Contrairement à ce que j'entends au sujet des clients masculins, les femmes ne semblent pas avoir beaucoup d’exigences en ce qui concerne l’apparence physique. En général, elles jettent un coup d'œil à notre petite biographie sur le site et ça suffit. Mais elles peuvent aussi nous demander de leur envoyer une photo ou de porter quelque chose de spécifique, comme du rouge à lèvres ou de la lingerie en dentelle noire.

J'aime mon travail, mais je me heurte à beaucoup de préjugés. Mes amis et ma famille savent ce que je fais et n’ont rien contre, mais souvent, les gens me bombardent de questions incroyablement personnelles. En tant que lesbienne, j’y suis habituée, mais le fait que je sois escort laisse penser aux gens qu’ils ont littéralement le droit de me demander tout ce qu'ils veulent : comment j’amène les femmes à l'orgasme, est-ce que j'utilise des sex toys ou quel est mon taux horaire. Et je ne peux pas vraiment leur en vouloir : la sexualité féminine semble encore curieuse ou effrayante pour une grande partie de la société. Il est important de mettre fin à cette stigmatisation.

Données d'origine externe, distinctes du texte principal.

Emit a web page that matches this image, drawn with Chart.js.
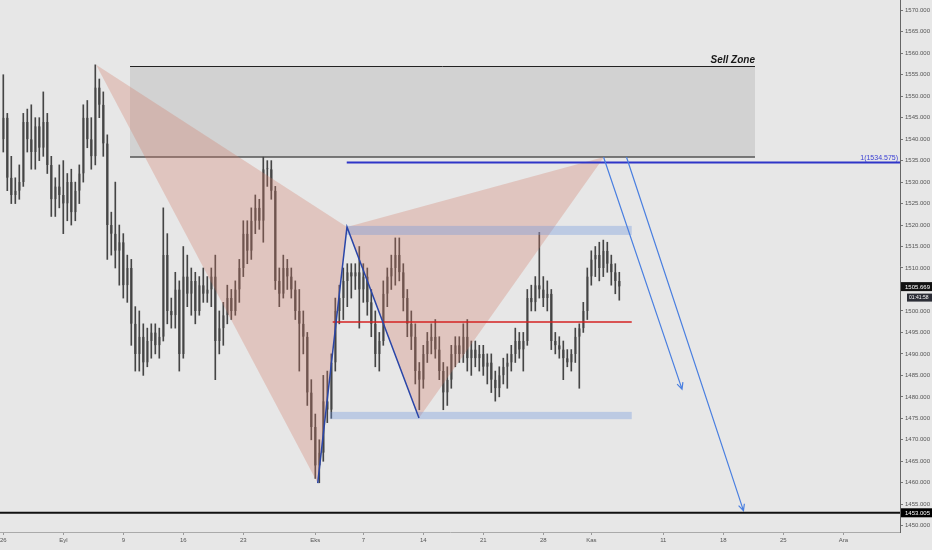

Pendant longtemps, j'ai essayé de faire la distinction entre « Velvet », mon personnage, et la personne que je suis en privé. Puis ces deux personnages ont fusionné pour former une seule et même entité. Je me demande parfois si je ne montre pas trop de moi-même à mes clients. Mais au final, j'ai compris que je ne dois pas séparer ces deux mondes. Je suis qui je suis, et Velvet en fait partie.